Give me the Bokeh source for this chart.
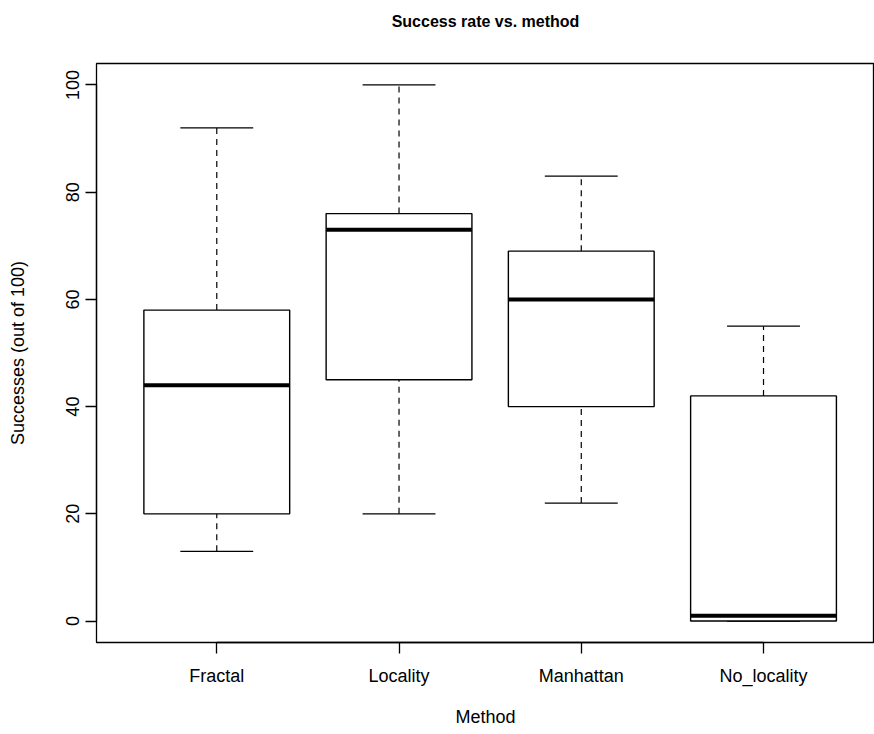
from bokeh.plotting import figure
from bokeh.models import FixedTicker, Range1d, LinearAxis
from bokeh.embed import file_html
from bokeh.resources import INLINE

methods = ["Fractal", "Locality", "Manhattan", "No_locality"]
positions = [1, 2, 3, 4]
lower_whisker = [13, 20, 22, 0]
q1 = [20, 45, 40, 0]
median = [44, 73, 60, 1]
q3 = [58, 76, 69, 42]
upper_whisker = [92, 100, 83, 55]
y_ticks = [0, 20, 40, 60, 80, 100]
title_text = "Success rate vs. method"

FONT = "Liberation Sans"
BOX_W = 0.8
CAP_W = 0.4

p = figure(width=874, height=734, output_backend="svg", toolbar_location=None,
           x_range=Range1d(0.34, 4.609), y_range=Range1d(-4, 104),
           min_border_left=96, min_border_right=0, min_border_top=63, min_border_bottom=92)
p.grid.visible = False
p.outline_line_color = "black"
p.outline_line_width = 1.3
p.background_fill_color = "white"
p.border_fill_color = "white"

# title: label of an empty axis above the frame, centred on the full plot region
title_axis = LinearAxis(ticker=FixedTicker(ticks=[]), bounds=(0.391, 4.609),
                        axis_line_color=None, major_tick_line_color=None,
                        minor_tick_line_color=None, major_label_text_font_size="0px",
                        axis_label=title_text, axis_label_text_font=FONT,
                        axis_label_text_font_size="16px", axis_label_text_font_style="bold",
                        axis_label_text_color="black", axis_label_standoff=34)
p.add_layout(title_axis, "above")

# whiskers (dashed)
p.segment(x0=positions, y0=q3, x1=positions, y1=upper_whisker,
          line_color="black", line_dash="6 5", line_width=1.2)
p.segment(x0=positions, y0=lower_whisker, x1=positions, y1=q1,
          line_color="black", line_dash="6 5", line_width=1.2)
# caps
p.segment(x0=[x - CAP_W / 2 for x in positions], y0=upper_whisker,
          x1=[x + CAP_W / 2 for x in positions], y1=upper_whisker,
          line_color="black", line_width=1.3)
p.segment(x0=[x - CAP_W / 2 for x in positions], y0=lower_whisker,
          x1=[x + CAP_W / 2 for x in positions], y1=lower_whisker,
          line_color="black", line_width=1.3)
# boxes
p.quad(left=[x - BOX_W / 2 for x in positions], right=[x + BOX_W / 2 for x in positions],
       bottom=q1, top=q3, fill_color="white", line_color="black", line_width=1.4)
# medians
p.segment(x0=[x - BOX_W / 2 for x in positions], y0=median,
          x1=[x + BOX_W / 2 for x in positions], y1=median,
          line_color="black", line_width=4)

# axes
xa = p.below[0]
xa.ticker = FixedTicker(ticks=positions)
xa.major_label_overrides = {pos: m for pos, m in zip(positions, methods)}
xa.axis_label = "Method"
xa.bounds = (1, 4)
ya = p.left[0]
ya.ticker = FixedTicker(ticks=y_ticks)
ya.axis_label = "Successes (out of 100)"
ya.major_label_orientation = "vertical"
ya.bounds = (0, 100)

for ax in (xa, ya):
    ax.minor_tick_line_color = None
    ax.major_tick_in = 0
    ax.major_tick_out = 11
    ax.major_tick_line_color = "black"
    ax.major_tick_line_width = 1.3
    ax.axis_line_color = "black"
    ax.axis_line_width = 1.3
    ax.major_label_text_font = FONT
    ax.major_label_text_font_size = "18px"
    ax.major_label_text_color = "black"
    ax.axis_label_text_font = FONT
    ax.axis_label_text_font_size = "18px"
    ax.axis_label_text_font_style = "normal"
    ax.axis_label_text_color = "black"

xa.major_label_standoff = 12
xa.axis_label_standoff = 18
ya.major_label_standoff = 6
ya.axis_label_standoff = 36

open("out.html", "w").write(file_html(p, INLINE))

=== What you need to do ===
Return nothing but the lines running from the start of the data to the line with "CAP_W = 0.4", please, both ends included and no pictures.

=== Correct output ===
Give me the Bokeh source for this chart.
from bokeh.plotting import figure
from bokeh.models import FixedTicker, Range1d, LinearAxis
from bokeh.embed import file_html
from bokeh.resources import INLINE

methods = ["Fractal", "Locality", "Manhattan", "No_locality"]
positions = [1, 2, 3, 4]
lower_whisker = [13, 20, 22, 0]
q1 = [20, 45, 40, 0]
median = [44, 73, 60, 1]
q3 = [58, 76, 69, 42]
upper_whisker = [92, 100, 83, 55]
y_ticks = [0, 20, 40, 60, 80, 100]
title_text = "Success rate vs. method"

FONT = "Liberation Sans"
BOX_W = 0.8
CAP_W = 0.4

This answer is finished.